The LM35 provides a voltage level based on the temperature on the output pin which is connected to the 1208LS pin1 (CH0 High). The 1208LS pin3 is ground, which is connected to the ground pin of the LM35 as well as the low side of channel 0 (pin 2 of the 1208LS). The only other item is an 80K Ohm pull-down resister between the pin 1 (CH0 HI) and ground (pin 3 of the 1208LS).
As for the LM35, the final product has the LM36 soldered to an old phone cord and dipped into plastic dip to protect it. The use of plastic dip turned out to be a real help during testing as we could drop the LM35 into hot/cold water without fear.
The Software
The libusb driver for the 1208LS for Linux can be found here. There are sample programs to start with. For this application, we created a simple executable written in C which calls the device, fetches the value from the DAQ device, calculates the temperature in celsius, then recalculates in Fahrenheit, then prints the values to the console. Of course, using libusb requires root. Our customer's application used a monitoring and notification system called Nagios (which braingrove deployed). Properly configured, Nagios could check the machine room temperature, go into alarm if warranted and notify via email or pager if required. The first interesting part of the code are the lines that initializes the USB connection:
usbDConfigPort_PMD1208LS(fd, DIO_PORTB, DIO_DIR_IN); usbDConfigPort_PMD1208LS(fd, DIO_PORTA, DIO_DIR_OUT); usbDOut_PMD1208LS(fd, DIO_PORTA, 0x0);
These lines set port B as inputd and port A as output (not required for our application). The next important lines do the real fetch.

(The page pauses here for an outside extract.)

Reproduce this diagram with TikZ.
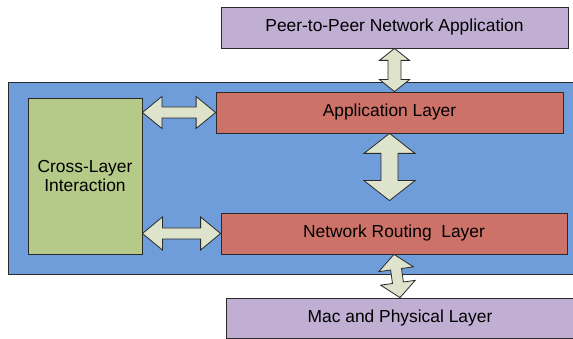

channel = (__u8) 0; // set channel to 0 gain = BP_1_00V; svalue = usbAIn_PMD1208LS(fd, channel, gain); // get value on channel 0 with gain of 1V svalue = usbAIn_PMD1208LS(fd, channel, gain); // get value on channel 0 with gain of 1V
The channel is set to 0 (CH0 in as pin 1) and the gain is set to 1v. Note that the fetch of the actual value is called twice. This is to get around a bug where the first call always gives erroneous data.